Samsung hikes Apple chip prices by 20 percent: report

After a series of courtroom battles and lengthy battles, Samsung has hiked the price of its chips, but seemingly to only one customer, Apple, its arch rival in the smartphone and tablet space.
Written by Zack Whittaker, Contributor

Samsung has hiked the price of its mobile processors by 20 percent, but to only one of the Korean technology giant's customers: Apple.

The report comes from The Wall Street Journal's MarketWatch, citing a person familiar with the negotiations between the two smartphone and tablet makers.
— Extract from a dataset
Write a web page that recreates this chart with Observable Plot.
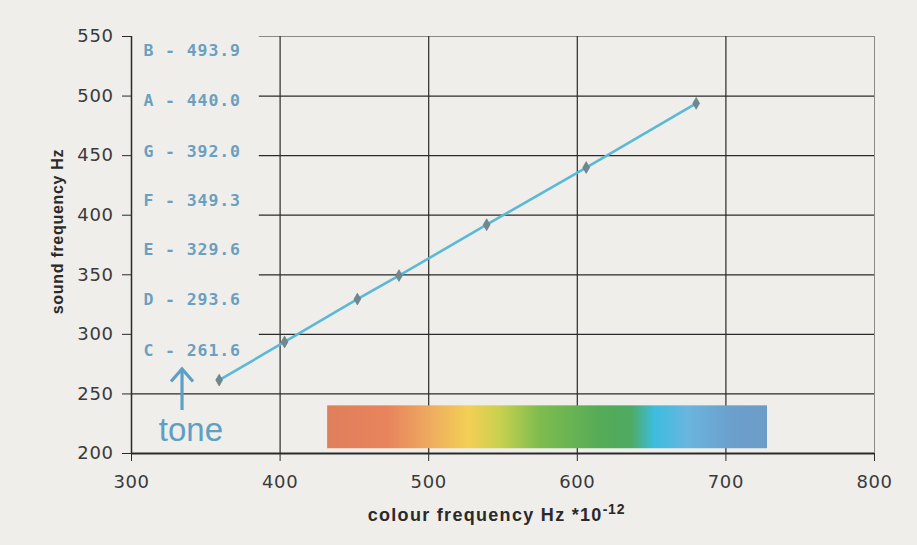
<!DOCTYPE html>
<html>
<head>
<meta charset="utf-8">
<script src="https://cdn.jsdelivr.net/npm/d3@7"></script>
<script src="https://cdn.jsdelivr.net/npm/@observablehq/plot@0.6"></script>
<style>
  html, body { margin: 0; padding: 0; background: #efeeea; }
  #chart svg { display: block; }
</style>
</head>
<body>
<div id="chart"></div>
<script>
// ---- data ----
const notes = ["C", "D", "E", "F", "G", "A", "B"];
const soundHz = [261.6, 293.6, 329.6, 349.3, 392.0, 440.0, 493.9];
const colourHz = [359, 403, 452, 480, 539, 606, 680];
const labelY = [286, 329, 371, 412, 453, 496, 538];
const xTicks = [300, 400, 500, 600, 700, 800];
const yTicks = [200, 250, 300, 350, 400, 450, 500, 550];
const xGrid = [400, 500, 600, 700];
const yGrid = [250, 300, 350, 400, 450, 500];
const labelBox = [{x1: 300, x2: 386, y1: 258, y2: 550}];
const spectrumBar = [{x1: 432, x2: 728, y1: 204, y2: 240}];
const spectrumStops = [
  [0.00, "#e07f5c"], [0.14, "#e8845c"], [0.24, "#efae60"], [0.32, "#f3cf55"],
  [0.39, "#cbd14f"], [0.48, "#80bd4e"], [0.62, "#55ab57"], [0.69, "#4eaa62"],
  [0.745, "#3dbde0"], [0.82, "#6ab5df"], [0.92, "#6c9fcc"], [1.00, "#6e9cc8"]
];
const toneArrow = [{x1: 334, y1: 236.5, x2: 334, y2: 271}];
const toneText = [{x: 340, y: 219, text: "tone"}];
const xTitle = "colour frequency Hz *10";
const xTitleExp = "-12";
const yTitle = "sound frequency Hz";

const points = notes.map((n, i) => ({note: n, x: colourHz[i], y: soundHz[i], ly: labelY[i],
  label: `${n} - ${soundHz[i].toFixed(1)}`}));

const bg = "#efeeea";
const labelBlue = "#6b9fc0";
const toneBlue = "#5e9fc4";

const defsMark = () => {
  const defs = d3.create("svg:defs");
  const g = defs.append("linearGradient").attr("id", "spectrum")
    .attr("x1", "0%").attr("x2", "100%").attr("y1", "0%").attr("y2", "0%");
  spectrumStops.forEach(([o, c]) => g.append("stop").attr("offset", o).attr("stop-color", c));
  return defs.node();
};

// open chevron symbol for the arrow head
const chevron = {
  draw(context, size) {
    const s = Math.sqrt(size / Math.PI);
    context.moveTo(-s, s * 1.15);
    context.lineTo(0, 0);
    context.lineTo(s, s * 1.15);
  }
};

const chart = Plot.plot({
  width: 917,
  height: 545,
  marginLeft: 131,
  marginRight: 43,
  marginTop: 36,
  marginBottom: 92,
  style: {background: bg, fontFamily: "DejaVu Sans", overflow: "visible"},
  x: {domain: [300, 800], ticks: xTicks},
  y: {domain: [200, 550], ticks: yTicks},
  marks: [
    defsMark,
    Plot.frame({stroke: "#8a8a88", strokeWidth: 1}),
    Plot.ruleX(xGrid, {stroke: "#2a2a2a", strokeWidth: 1.2}),
    Plot.ruleY(yGrid, {stroke: "#2a2a2a", strokeWidth: 1.2}),
    Plot.rect(labelBox, {x1: "x1", x2: "x2", y1: "y1", y2: "y2", fill: bg}),
    Plot.rect(spectrumBar, {x1: "x1", x2: "x2", y1: "y1", y2: "y2", fill: "url(#spectrum)"}),
    Plot.ruleX([300], {stroke: "#2a2a2a", strokeWidth: 1.5}),
    Plot.ruleY([200], {stroke: "#2a2a2a", strokeWidth: 2}),
    Plot.axisY({ticks: yTicks, tickSize: 9, tickPadding: 9, tickFormat: d => d, fontSize: 18, fill: "#3a3a3a",
      stroke: "#2a2a2a", label: null}),
    Plot.axisX({ticks: xTicks, tickSize: 8, tickPadding: 14, tickFormat: d => d, fontSize: 18, fill: "#3a3a3a",
      stroke: "#2a2a2a", label: null}),
    Plot.text([yTitle], {frameAnchor: "left", textAnchor: "middle", dx: -74, dy: -13.5, rotate: -90,
      fontFamily: "Liberation Sans", fontWeight: "bold", fontSize: 16, fill: "#2a2a2a"}),
    Plot.text([xTitle], {frameAnchor: "bottom", dy: 67, dx: -6.5, textAnchor: "middle",
      fontFamily: "Liberation Sans", fontWeight: "bold", fontSize: 18, fill: "#2a2a2a"}),
    Plot.line(points, {x: "x", y: "y", stroke: "#5bb9d7", strokeWidth: 2.6}),
    Plot.dot(points, {x: "x", y: "y", symbol: "diamond", r: 3.6, fill: "#6f8890", stroke: "#5f7880", strokeWidth: 0.6}),
    Plot.text(points, {x: 308, y: "ly", text: "label", textAnchor: "start", fontFamily: "DejaVu Sans Mono",
      fontWeight: "bold", fontSize: 16.5, fill: labelBlue}),
    Plot.link(toneArrow, {x1: "x1", y1: "y1", x2: "x2", y2: "y2", stroke: toneBlue, strokeWidth: 3.2}),
    Plot.dot(toneArrow, {x: "x2", y: "y2", symbol: chevron, r: 11, fill: "none", stroke: toneBlue,
      strokeWidth: 3.2, strokeLinejoin: "miter"}),
    Plot.text(toneText, {x: "x", y: "y", text: "text", fontFamily: "Liberation Sans", fontSize: 33,
      fill: toneBlue})
  ]
});
document.getElementById("chart").append(chart);
const svg = d3.select(chart);
svg.selectAll("text").filter(function() { return this.textContent.includes(" - "); })
  .attr("letter-spacing", 0.9);
svg.selectAll("text").filter(function() { return this.textContent === yTitle; })
  .attr("letter-spacing", 0.7);
svg.selectAll("text").filter(function() { return /^\d{3}$/.test(this.textContent); })
  .attr("letter-spacing", 0.6);
svg.selectAll("text").filter(function() { return this.textContent === xTitle; })
  .each(function() {
    const t = d3.select(this);
    t.attr("letter-spacing", 1.3);
    t.append("tspan").attr("dy", "-0.5em").attr("font-size", 14).attr("letter-spacing", 0.8).text(xTitleExp);
  });
</script>
</body>
</html>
According to the report, Samsung requested an increase in the price of the mobile 'application' processor supplied to Apple, which the Cupertino, Calif.-based technology giant was forced to swallow as only Samsung provides the specific hardware required to make the shiny rectangles of various sizes to work properly. 

Citing the source:

"Samsung Electronics recently asked Apple for a significant price raise in [the mobile processor known as] application processor. Apple first disapproved it, but finding no replacement supplier, it accepted the [increase]."

The price hike has already gone into effect, the report said. Apple bought in the region of 130 million Samsung-made mobile processors last year and more than 200 million chips this year to keep up with demand of the iPhone 5 and the new iPads, such as the 7-inch iPad mini.

Samsung's contract to provide chips to Apple expires in 2014.

By then, it may be likely that Apple designs its own chips, gaining further control on its iPhone and iPad supply chain. Late last month, former Apple hardware chief Bob Mansfield was appointed a senior vice president of technologies, where he is charged with bringing the firm's semiconductor and chip-making efforts in-house, cutting out third-party suppliers such as Samsung. 

Also, Cupertino recently hired former Samsung and AMD chip veteran Jim Mergard, suggesting Apple wants to retain much of the functionality as provided by Samsung chips -- it would make sense as it would allow backwards compatibility with previous device versions.

We reached out to Samsung for a comment but did not hear back at the time of writing. Apple probably wouldn't comment even if we sent the firm a giant basket of muffins, but we put in questions to the company anyway.

We'll update the piece if we hear back.